Mortgage Rates Fall Amid Ukraine Conflict

Mortgage Weekly Update

Mortgage rates dipped lower this week, as concerns regarding Russia’s invasion of Ukraine mounted. According to Freddie Mac, the average rate on 30-year, fixed-rate mortgage loans fell to 3.76% — down from 3.89% last week, but up from just 3.02% a year ago.

“Geopolitical tensions caused U.S. Treasury yields to recede this week as investors moved to the safety of bonds, leading to a drop in mortgage rates,” said Sam Khater, Freddie Mac’s chief economist. “While inflationary pressures remain, the cascading impacts of the war in Ukraine have created market uncertainty. Consequently, rates are expected to stay low in the short-term but will likely increase in the coming months.”

Despite the decrease, mortgage applications fell for the week, according to the Mortgage Bankers Association. Purchase loans dropped 2% and are now 9% lower than a year ago. Refinances are down 56% over the year and now account for just 49.9% of all loan activity.

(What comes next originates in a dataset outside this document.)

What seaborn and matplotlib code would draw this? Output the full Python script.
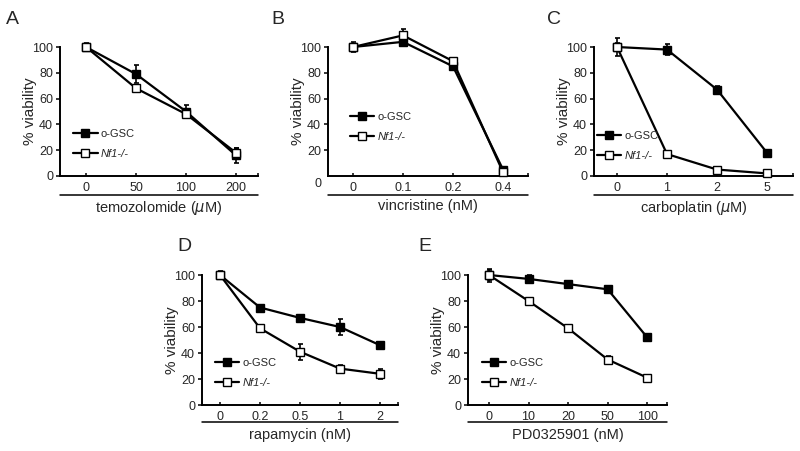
import matplotlib
matplotlib.use("Agg")
import matplotlib.pyplot as plt
import pandas as pd
import seaborn as sns

# ---- data ----
temozolomide_doses = ["0", "50", "100", "200"]
temozolomide_gsc = [100, 79, 50, 16]
temozolomide_gsc_err = [3, 7, 5, 6]
temozolomide_nf1 = [100, 68, 48, 18]
temozolomide_nf1_err = [2, 1, 3, 4]

vincristine_doses = ["0", "0.1", "0.2", "0.4"]
vincristine_gsc = [100, 104, 85, 5]
vincristine_gsc_err = [4, 2, 2, 1]
vincristine_nf1 = [100, 109, 89, 3]
vincristine_nf1_err = [2, 5, 1, 1]

carboplatin_doses = ["0", "1", "2", "5"]
carboplatin_gsc = [100, 98, 67, 18]
carboplatin_gsc_err = [7, 4, 3, 2]
carboplatin_nf1 = [100, 17, 5, 2]
carboplatin_nf1_err = [3, 1, 1, 1]

rapamycin_doses = ["0", "0.2", "0.5", "1", "2"]
rapamycin_gsc = [100, 75, 67, 60, 46]
rapamycin_gsc_err = [3, 1, 2, 6, 2]
rapamycin_nf1 = [100, 59, 41, 28, 24]
rapamycin_nf1_err = [2, 1, 6, 3, 4]

pd_doses = ["0", "10", "20", "50", "100"]
pd_gsc = [100, 97, 93, 89, 52]
pd_gsc_err = [5, 3, 2, 1, 1]
pd_nf1 = [100, 80, 59, 35, 21]
pd_nf1_err = [4, 1, 1, 3, 1]

y_ticks = [0, 20, 40, 60, 80, 100]

sns.set_theme(style="ticks")
plt.rcParams["font.family"] = ["Liberation Sans", "DejaVu Sans"]
plt.rcParams["axes.linewidth"] = 1.4

FIG_W = 800


def make_frame(doses, values, errors, group):
    """Build a small long-format table for one series."""
    return pd.DataFrame({
        "pos": list(range(len(doses))),
        "dose": doses,
        "viability": values,
        "err": errors,
        "group": group})


def draw_panel(fig, rect, letter, letter_xy, doses, gsc, gsc_err, nf1, nf1_err,
               xlabel, xlim, legend_xy, underline_y, zero_low=False):
    """Draw one dose-response panel."""
    ax = fig.add_axes(rect)
    series = [
        (make_frame(doses, gsc, gsc_err, "o-GSC"), "black"),
        (make_frame(doses, nf1, nf1_err, "Nf1-/-"), "white"),
    ]
    for frame, face in series:
        ax.errorbar(frame["pos"], frame["viability"], yerr=frame["err"],
                    fmt="none", ecolor="black", elinewidth=1.2, capsize=1.8,
                    capthick=1.2, clip_on=False, zorder=2)
        sns.lineplot(data=frame, x="pos", y="viability", ax=ax, color="black",
                     linewidth=1.6, marker="s", markersize=5.6,
                     markerfacecolor=face, markeredgecolor="black",
                     markeredgewidth=1.0, label=frame["group"].iloc[0],
                     clip_on=False, zorder=3)

    ax.set_xlim(*xlim)
    ax.set_ylim(0, 100)
    ax.set_xticks(range(len(doses)))
    ax.set_xticklabels(doses)
    ax.set_xticks([xlim[1]], minor=True)
    ax.tick_params(axis="x", which="both", direction="in", length=2.2,
                   width=1.1, labelsize=9, pad=4, color="black")
    ax.tick_params(axis="y", direction="out", length=3, width=1.1,
                   labelsize=9, pad=2, color="black")
    if zero_low:
        ax.set_yticks(y_ticks[1:])
        ax.annotate("0", xy=(0, 0), xycoords="axes fraction",
                    xytext=(-4.5, -6), textcoords="offset points",
                    ha="right", va="center", fontsize=9)
    else:
        ax.set_yticks(y_ticks)
    for side in ["top", "right"]:
        ax.spines[side].set_visible(False)
    for side in ["left", "bottom"]:
        ax.spines[side].set_color("black")

    ax.set_ylabel("% viability", fontsize=11)
    # the label's right edge sits about 23 px left of the y spine
    ax.yaxis.set_label_coords(-23 / (rect[2] * FIG_W), 0.5)
    ax.set_xlabel(xlabel, fontsize=10.5, labelpad=4)
    ax.plot([0, 1], [underline_y, underline_y], transform=ax.transAxes,
            color="black", linewidth=1.1, clip_on=False)

    leg = ax.legend(loc="center left", bbox_to_anchor=legend_xy, frameon=False,
                    fontsize=8, handlelength=2.2, handletextpad=0.3,
                    labelspacing=0.9, borderpad=0, borderaxespad=0)
    leg.get_texts()[1].set_fontstyle("italic")

    fig.text(letter_xy[0], letter_xy[1], letter, fontsize=14, va="baseline")
    return ax


fig = plt.figure(figsize=(8, 4.51), dpi=100)

top_bottom = 1 - 176 / 451
top_height = 129 / 451
low_bottom = 1 - 405 / 451
low_height = 130 / 451

draw_panel(fig, [60 / 800, top_bottom, 198 / 800, top_height], "A",
           (6 / 800, 1 - 24 / 451), temozolomide_doses,
           temozolomide_gsc, temozolomide_gsc_err,
           temozolomide_nf1, temozolomide_nf1_err,
           "temozolomide ($\\mu$M)", (-0.52, 3.44), (0.066, 0.248), -0.147)

draw_panel(fig, [328 / 800, top_bottom, 200 / 800, top_height], "B",
           (271 / 800, 1 - 24 / 451), vincristine_doses,
           vincristine_gsc, vincristine_gsc_err,
           vincristine_nf1, vincristine_nf1_err,
           "vincristine (nM)", (-0.5, 3.5), (0.11, 0.378), -0.147,
           zero_low=True)

draw_panel(fig, [594 / 800, top_bottom, 199 / 800, top_height], "C",
           (547 / 800, 1 - 24 / 451), carboplatin_doses,
           carboplatin_gsc, carboplatin_gsc_err,
           carboplatin_nf1, carboplatin_nf1_err,
           "carboplatin ($\\mu$M)", (-0.46, 3.52), (0.015, 0.232), -0.147)

draw_panel(fig, [202 / 800, low_bottom, 196 / 800, low_height], "D",
           (177 / 800, 1 - 251 / 451), rapamycin_doses,
           rapamycin_gsc, rapamycin_gsc_err,
           rapamycin_nf1, rapamycin_nf1_err,
           "rapamycin (nM)", (-0.45, 4.45), (0.066, 0.25), -0.131)

draw_panel(fig, [468 / 800, low_bottom, 199 / 800, low_height], "E",
           (418 / 800, 1 - 251 / 451), pd_doses,
           pd_gsc, pd_gsc_err,
           pd_nf1, pd_nf1_err,
           "PD0325901 (nM)", (-0.53, 4.5), (0.07, 0.25), -0.131)

fig.savefig("out.png", dpi=100)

“Although there was an increase in government refinance applications, higher rates continue to push potential refinance borrowers out of the market,” said Joel Kan, MBA’s associate vice president of economic and industry forecasting. “Purchase activity remained weak, but the average loan size increased again, which indicates that home-price growth remains strong, and a greater share of the activity is occurring at the higher end of the market.” 

More in mortgage & housing news

  • CoreLogic released its latest Home Price Insights report this week, and according to its forecast, prices will rise just under 4% by January 2023. It’s a far cry from the 19% uptick seen between January 2021 and January 2022.
  • The average homeowner stays in their home 13.2 years now, according to new data from Redfin. That’s down from its peak of 13.5 years seen in 2020, but still up significantly from a decade ago, when the average homeownership tenure was just 10 years.
  • According to Realtor.com’s weekly report, median listing prices were up 14% annually this week. New listings increased 2%, while active inventory remained down 22% from a year prior. The average time on market was 13 days faster than last year.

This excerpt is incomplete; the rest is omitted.